Обсуждение: Please improve "Limitations" section for GIN indexes

Поиск
Список
Период
Сортировка

Please improve "Limitations" section for GIN indexes

От
Marcin Barczynski
Дата:
We've learned the hard way that keys are never removed in GIN indexes, leading to infinite index size growth in certain scenarios. The PostgreSQL documentation doesn't mention it even in the "Limitations" section for GIN indexes (https://www.postgresql.org/docs/15/gin-limit.html).

The only place I found info about the unusual behavior is README file in the source code: https://github.com/postgres/postgres/blob/master/src/backend/access/gin/README#L391.

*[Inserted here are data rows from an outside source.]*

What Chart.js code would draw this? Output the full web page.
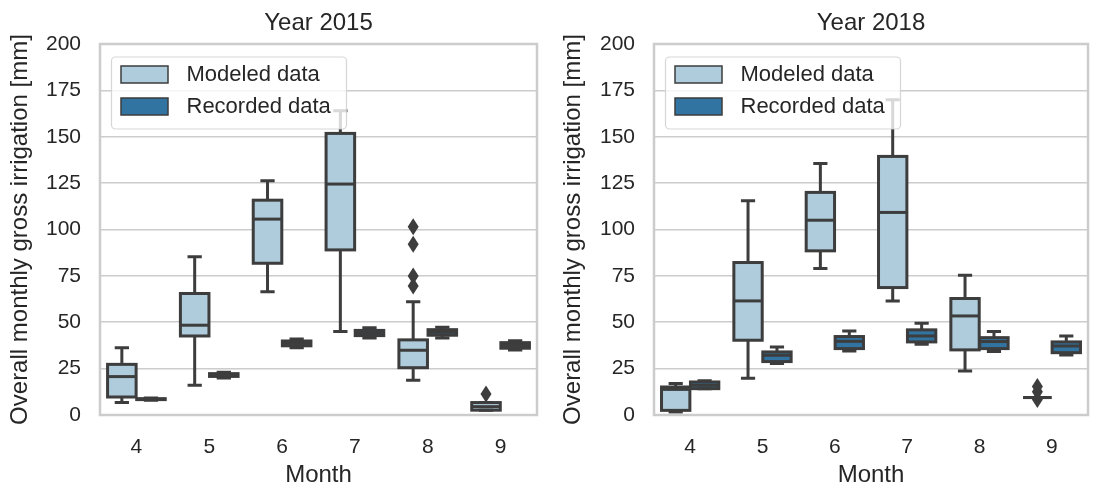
<!DOCTYPE html>
<html lang="en">
<head>
    <meta charset="UTF-8">
    <title>Monthly gross irrigation</title>
    <script src="https://cdn.jsdelivr.net/npm/chart.js@4.4.0/dist/chart.umd.min.js"></script>
    <style>
        body { margin: 0; background: #fff; }
        .panel { position: absolute; top: 0; }
    </style>
</head>
<body>
    <div class="panel" style="left:0"><canvas id="c2015" width="547" height="486"></canvas></div>
    <div class="panel" style="left:547px"><canvas id="c2018" width="548" height="486"></canvas></div>
    <script>
        // x categories
        const months = ['4', '5', '6', '7', '8', '9'];
        const yTicks = [0, 25, 50, 75, 100, 125, 150, 175, 200];

        // 2015 modeled: whisker low, q1, median, q3, whisker high, fliers
        const mod15Lo  = [6.7, 16.0, 66.5, 45.0, 18.7, 2.6];
        const mod15Q1  = [9.7, 42.6, 81.8, 89.0, 25.5, 2.6];
        const mod15Med = [20.7, 48.4, 105.6, 124.5, 34.9, 4.5];
        const mod15Q3  = [27.3, 65.5, 115.8, 151.8, 40.5, 6.7];
        const mod15Hi  = [36.3, 85.3, 126.3, 164.0, 61.0, 6.7];
        const mod15Out = [[], [], [], [], [101.5, 92.0, 75.0, 69.5], [11.3]];

        // 2015 recorded
        const rec15Lo  = [8.0, 20.0, 36.2, 41.5, 41.5, 35.0];
        const rec15Q1  = [8.3, 20.8, 37.3, 42.8, 43.0, 36.0];
        const rec15Med = [8.5, 21.5, 38.6, 44.2, 44.6, 37.5];
        const rec15Q3  = [8.8, 22.3, 39.9, 45.6, 46.0, 39.0];
        const rec15Hi  = [9.1, 23.0, 41.0, 47.0, 47.3, 40.0];

        // 2018 modeled
        const mod18Lo  = [1.6, 19.8, 79.0, 61.5, 23.7, 9.4];
        const mod18Q1  = [2.5, 40.3, 88.5, 68.7, 35.1, 9.4];
        const mod18Med = [13.8, 61.5, 105.0, 109.2, 53.4, 9.4];
        const mod18Q3  = [15.1, 82.2, 120.0, 139.4, 62.8, 9.4];
        const mod18Hi  = [17.0, 115.5, 135.6, 170.0, 75.4, 9.4];
        const mod18Out = [[], [], [], [], [], [15.3, 12.5, 8.3]];

        // 2018 recorded
        const rec18Lo  = [14.2, 27.7, 34.5, 38.1, 34.2, 32.4];
        const rec18Q1  = [14.2, 28.8, 35.8, 39.4, 35.8, 33.6];
        const rec18Med = [16.0, 32.2, 39.7, 42.6, 39.6, 37.2];
        const rec18Q3  = [17.8, 34.0, 42.3, 45.9, 41.7, 39.4];
        const rec18Hi  = [18.5, 36.7, 45.3, 49.5, 45.0, 42.6];

        const seriesNames = ['Modeled data', 'Recorded data'];
        const lightBlue = '#aeccdb';
        const darkBlue = '#3274a1';
        const lineGray = '#3d3d3d';
        const textColor = '#262626';
        const gridColor = '#cccccc';
        const fontFamily = "'Liberation Sans', Arial, sans-serif";

        Chart.defaults.font.family = fontFamily;
        Chart.defaults.color = textColor;

        // floating bar [q1, q3] per month
        function boxRange(q1, q3) {
            return q1.map((v, i) => [v, q3[i]]);
        }

        // draws outlines, whiskers, medians, fliers, spines and the legend
        const boxPlugin = {
            id: 'boxes',
            afterDatasetsDraw(chart, args, opts) {
                const ctx = chart.ctx;
                const yScale = chart.scales.y;
                const area = chart.chartArea;
                ctx.save();
                ctx.strokeStyle = lineGray;
                ctx.fillStyle = lineGray;
                ctx.lineWidth = 3;
                ctx.lineCap = 'butt';
                ctx.lineJoin = 'miter';

                opts.series.forEach((s, di) => {
                    const meta = chart.getDatasetMeta(di);
                    meta.data.forEach((bar, i) => {
                        const x = bar.x;
                        const w = bar.width;
                        const pQ1 = yScale.getPixelForValue(s.q1[i]);
                        const pQ3 = yScale.getPixelForValue(s.q3[i]);
                        const pLo = yScale.getPixelForValue(s.lo[i]);
                        const pHi = yScale.getPixelForValue(s.hi[i]);
                        const pMed = yScale.getPixelForValue(s.med[i]);

                        // whiskers and caps
                        ctx.beginPath();
                        ctx.moveTo(x, pQ3); ctx.lineTo(x, pHi);
                        ctx.moveTo(x, pQ1); ctx.lineTo(x, pLo);
                        ctx.moveTo(x - w / 4, pHi); ctx.lineTo(x + w / 4, pHi);
                        ctx.moveTo(x - w / 4, pLo); ctx.lineTo(x + w / 4, pLo);
                        ctx.stroke();

                        // box edge
                        ctx.strokeRect(x - w / 2, pQ3, w, pQ1 - pQ3);

                        // median
                        ctx.beginPath();
                        ctx.moveTo(x - w / 2, pMed); ctx.lineTo(x + w / 2, pMed);
                        ctx.stroke();

                        // fliers as thin diamonds
                        (s.out ? s.out[i] : []).forEach(v => {
                            const py = yScale.getPixelForValue(v);
                            ctx.beginPath();
                            ctx.moveTo(x, py - 8.5);
                            ctx.lineTo(x + 5.5, py);
                            ctx.lineTo(x, py + 8.5);
                            ctx.lineTo(x - 5.5, py);
                            ctx.closePath();
                            ctx.fill();
                        });
                    });
                });

                // spines
                ctx.strokeStyle = gridColor;
                ctx.lineWidth = 2.5;
                ctx.strokeRect(area.left, area.top, area.right - area.left, area.bottom - area.top);

                // legend in upper left
                const lx = area.left + 11.5;
                const ly = area.top + 13;
                ctx.beginPath();
                ctx.roundRect(lx, ly, 235, 72, 4);
                ctx.fillStyle = 'rgba(255,255,255,0.8)';
                ctx.fill();
                ctx.strokeStyle = 'rgba(204,204,204,0.8)';
                ctx.lineWidth = 1.2;
                ctx.stroke();

                const colors = [lightBlue, darkBlue];
                ctx.font = '22px ' + fontFamily;
                ctx.textBaseline = 'middle';
                ctx.textAlign = 'left';
                seriesNames.forEach((name, k) => {
                    const py = ly + 9 + k * 32;
                    ctx.fillStyle = colors[k];
                    ctx.fillRect(lx + 9.5, py, 47, 17);
                    ctx.strokeStyle = lineGray;
                    ctx.lineWidth = 1.5;
                    ctx.strokeRect(lx + 9.5, py, 47, 17);
                    ctx.fillStyle = textColor;
                    ctx.fillText(name, lx + 75, py + 9);
                });
                ctx.restore();
            }
        };

        function makeChart(id, year, modeled, recorded, yWidth, yTitlePad, rightPad) {
            return new Chart(document.getElementById(id), {
                type: 'bar',
                data: {
                    labels: months,
                    datasets: [{
                        label: seriesNames[0],
                        data: boxRange(modeled.q1, modeled.q3),
                        backgroundColor: lightBlue,
                        borderWidth: 0,
                        categoryPercentage: 0.8,
                        barPercentage: 0.98
                    }, {
                        label: seriesNames[1],
                        data: boxRange(recorded.q1, recorded.q3),
                        backgroundColor: darkBlue,
                        borderWidth: 0,
                        categoryPercentage: 0.8,
                        barPercentage: 0.98
                    }]
                },
                options: {
                    responsive: false,
                    animation: false,
                    events: [],
                    layout: { padding: { left: 0, right: rightPad, top: 0, bottom: 0 } },
                    plugins: {
                        legend: { display: false },
                        tooltip: { enabled: false },
                        boxes: { series: [modeled, recorded] }
                    },
                    scales: {
                        x: {
                            grid: { display: false },
                            border: { display: false },
                            ticks: { font: { size: 21 }, padding: 12, color: textColor },
                            title: {
                                display: true, text: 'Month', color: textColor,
                                font: { size: 24, lineHeight: 0.9 }, padding: { top: 0, bottom: 0 }
                            },
                            afterFit(scale) { scale.height = 71; }
                        },
                        xTop: {
                            type: 'category',
                            position: 'top',
                            grid: { display: false },
                            border: { display: false },
                            ticks: { display: false },
                            title: {
                                display: true, text: 'Year ' + year, color: textColor,
                                font: { size: 24 }, padding: { top: 9, bottom: 0 }
                            },
                            afterFit(scale) { scale.height = 44; }
                        },
                        y: {
                            min: 0,
                            max: 200,
                            afterBuildTicks(scale) { scale.ticks = yTicks.map(v => ({ value: v })); },
                            grid: { color: gridColor, lineWidth: 1.6, drawTicks: false },
                            border: { display: false },
                            ticks: { font: { size: 21 }, padding: 19, color: textColor },
                            title: {
                                display: true, text: 'Overall monthly gross irrigation [mm]', color: textColor,
                                font: { size: 24 }, padding: { top: yTitlePad, bottom: 0 }
                            },
                            afterFit(scale) { scale.width = yWidth; }
                        }
                    }
                },
                plugins: [boxPlugin]
            });
        }

        makeChart('c2015', 2015,
            { lo: mod15Lo, q1: mod15Q1, med: mod15Med, q3: mod15Q3, hi: mod15Hi, out: mod15Out },
            { lo: rec15Lo, q1: rec15Q1, med: rec15Med, q3: rec15Q3, hi: rec15Hi },
            100, 5.6, 10);

        makeChart('c2018', 2018,
            { lo: mod18Lo, q1: mod18Q1, med: mod18Med, q3: mod18Q3, hi: mod18Hi, out: mod18Out },
            { lo: rec18Lo, q1: rec18Q1, med: rec18Med, q3: rec18Q3, hi: rec18Hi },
            107, 12, 7);
    </script>
</body>
</html>
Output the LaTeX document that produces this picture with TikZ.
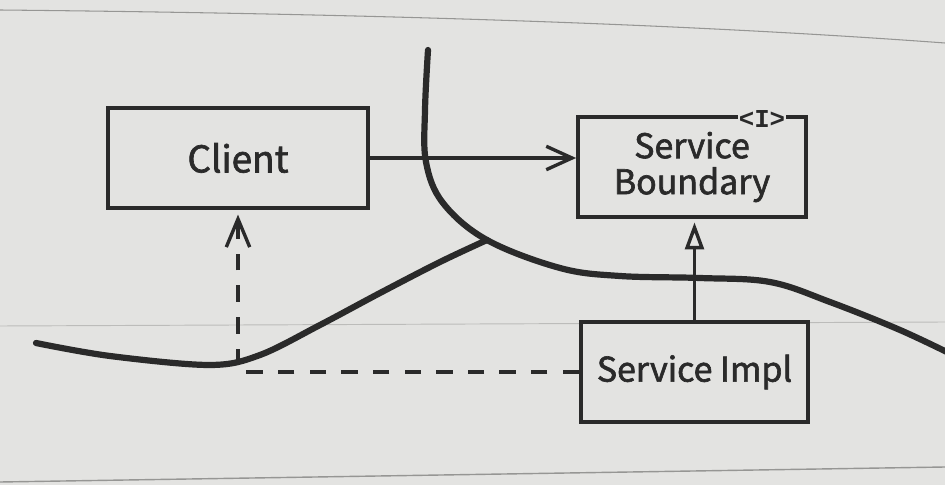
\documentclass[tikz,border=0pt]{standalone}
\usepackage{fontspec}
\newfontfamily\cjkf[FakeBold=1.8]{Noto Sans CJK KR}
\newfontfamily\monof{Liberation Mono}
\usetikzlibrary{arrows.meta}
\definecolor{pagebg}{RGB}{227,227,225}
\definecolor{ink}{RGB}{42,42,42}
\definecolor{rule}{RGB}{150,150,148}
\begin{document}
\begin{tikzpicture}[x=0.03cm,y=-0.03cm,
  box/.style={draw=ink, line width=3.2pt, text=ink,
    font=\cjkf\fontsize{29}{30.7}\selectfont, align=center, inner sep=0pt},
  bound/.style={draw=ink, line width=5.3pt, line cap=round, line join=round},
  conn/.style={draw=ink, line width=2.9pt},
  tag/.style={fill=pagebg, text=ink, font=\monof\bfseries\fontsize{22}{22}\selectfont, inner sep=1pt}
]
\fill[pagebg] (0,0) rectangle (945,485);
\useasboundingbox (0,0) rectangle (945,485);
% page rules
\draw[rule, line width=0.9pt] (0,10) .. controls (400,14) and (700,25) .. (945,43);
\draw[rule!50!pagebg, line width=0.8pt] (0,326) -- (945,322);
\draw[rule, line width=1.2pt] (0,482) -- (945,467);
% boundary curves
\draw[bound] plot[smooth, tension=0.6] coordinates {(428,50) (425,110) (426,162) (443,203) (487,240) (560,268) (620,276) (700,278) (770,282) (830,302) (900,330) (955,356)};
\draw[bound] plot[smooth, tension=0.55] coordinates {(36,343) (110,356) (210,365) (260,355) (320,325) (380,293) (440,262) (487,240)};
% boxes
\node[box, minimum width=7.8cm, minimum height=3cm, font=\cjkf\fontsize{31.5}{31.5}\selectfont] (client) at (238,158) {Client};
\node[box, minimum width=6.84cm, minimum height=3cm] (sb) at (692,167) {Service\\Boundary};
\node[box, minimum width=6.81cm, minimum height=3cm] (si) at (694.5,372) {Service Impl};
\node[tag] (iface) at (762,119) {<I>};
% connectors
\draw[conn, -{Straight Barb[length=22pt,width=20pt]}] (client.east) -- (client.east -| sb.west);
\draw[conn, -{Triangle[open, length=23pt, width=16pt]}, shorten >=3pt] (si.north) -- (si.north |- sb.south);
\draw[conn, dash pattern=on 14pt off 13pt, -{Straight Barb[length=24pt,width=20pt]}, shorten >=4pt] (si.west) -| (client.south);
\end{tikzpicture}
\end{document}
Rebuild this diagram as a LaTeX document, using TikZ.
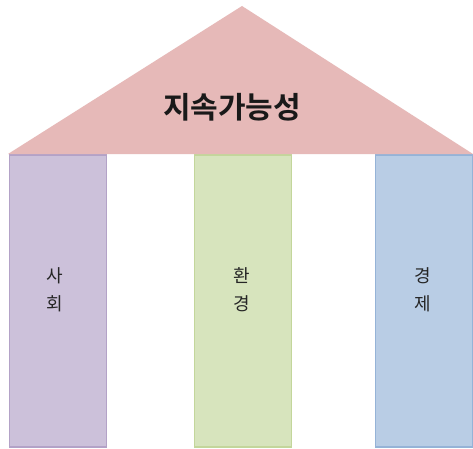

We keep a tree-like structure in the database and use GIN indexes to find descendants of a node quickly. The simplified table looks as follows:

node_id | ancestor_ids
--------|-------------
 1      | []
 2      | [1]
 15     | [1, 2]

node_id is a sequence, and nodes are often added and removed from the table: today node_ids are in the range from 1 to 100K but next month it will be 500K-600K. Because GIN index never removes entry keys, it will contain keys from 1 to 600K. In our case the GIN index became 2.5 times larger than the table - that's the hard-way part.

How about sparing others the hard-way part and explicitly mentioning the unusual behavior in the "Limitations" section for GIN indexes?

Best regards,
Marcin Barczyński